17. CONFIDENTIALITY. Each party agrees to hold in confidence, and not disclose to any third party or use for its own benefit, any confidential or proprietary information supplied to it by the other party in connection with this Agreement. Confidential information does not include information that is (i) within or becomes part of the public domain, (ii) disclosed by a third party not under an obligation of confidentiality with respect to such information, (iii) already within the party’s possession prior to its disclosure by the disclosing party or (iv) independently developed without use of the disclosing party’s confidential information.


18. ELECTRONIC COMMERCE. The parties agree that all communications and other records with respect to any transactions under this Agreement, including those required to be in writing, will have legal effect, validity and enforceability if provided in a retrievable and reproducible electronic or tangible medium.


19. ASSIGNMENT. Buyer may not assign any of its rights or delegate any of its duties or obligations under this Agreement without the prior written consent of Seller, which may be given or withheld in Seller’s sole discretion. This Agreement may be performed, and all rights hereunder against Buyer may be enforced, by Seller or by any subsidiary or affiliate of Seller.


20. ENTIRE AGREEMENT. This Agreement constitutes the entire agreement of Seller and Buyer respecting its subject matter and supersedes any prior or contemporaneous understandings. The Agreement may not be amended or rescinded except in a written document signed by Seller and Buyer.


21. COURSE OF DEALING. No course of dealing, course of performance or usage of trade, if any, will constitute a waiver, modification, change or supplement to, or serve to explain or interpret, the Agreement.

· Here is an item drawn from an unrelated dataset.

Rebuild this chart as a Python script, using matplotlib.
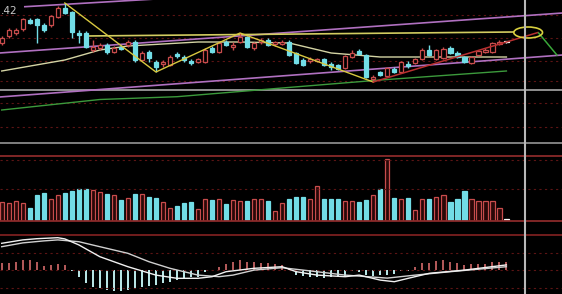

22. WAIVER. Waiver by Seller of any default by Buyer will not constitute a waiver of any subsequent default, whether or not the Agreement provides for delivery of Products in installments.


23. SEVERABILITY. The invalidity or unenforceability of any term or provision of this Agreement will not affect the validity or enforceability of any of the other term or provision hereunder, and if any term or provision of this Agreement is held to be invalid or otherwise unenforceable to any extent, such term or provision will be construed as if it were written so as to effectuate to the greatest possible extent the expressed intent of the Agreement, and the remainder of the Agreement will not be affected thereby and will remain valid and enforceable.


24. MEDIATION. All disputes arising out of or related to this Agreement or the Products, and not resolved by Seller and Buyer, will initially be submitted to mediation. The parties will share the mediator’s fee and other mediation fees equally. The mediation will be held in Shelby County, Tennessee, unless another location is agreed upon. Agreements reached in mediation will be enforceable as settlement agreements in any court having jurisdiction thereof.

25. GOVERNING LAW; VENUE. The laws of the State of Tennessee (without giving effect to its conflicts of law principles) govern all matters relating to this Agreement, including torts. With respect to any shipment of Products outside the U.S., the United Nations Convention on Contracts for the International Sale of Goods will not apply. All legal actions or proceedings arising out of or relating this Agreement will be brought in a court of competent jurisdiction in Shelby County, Tennessee, and each party submits and consents to the jurisdiction of said courts and waives any claim that any such action or proceeding has been brought in an inconvenient forum.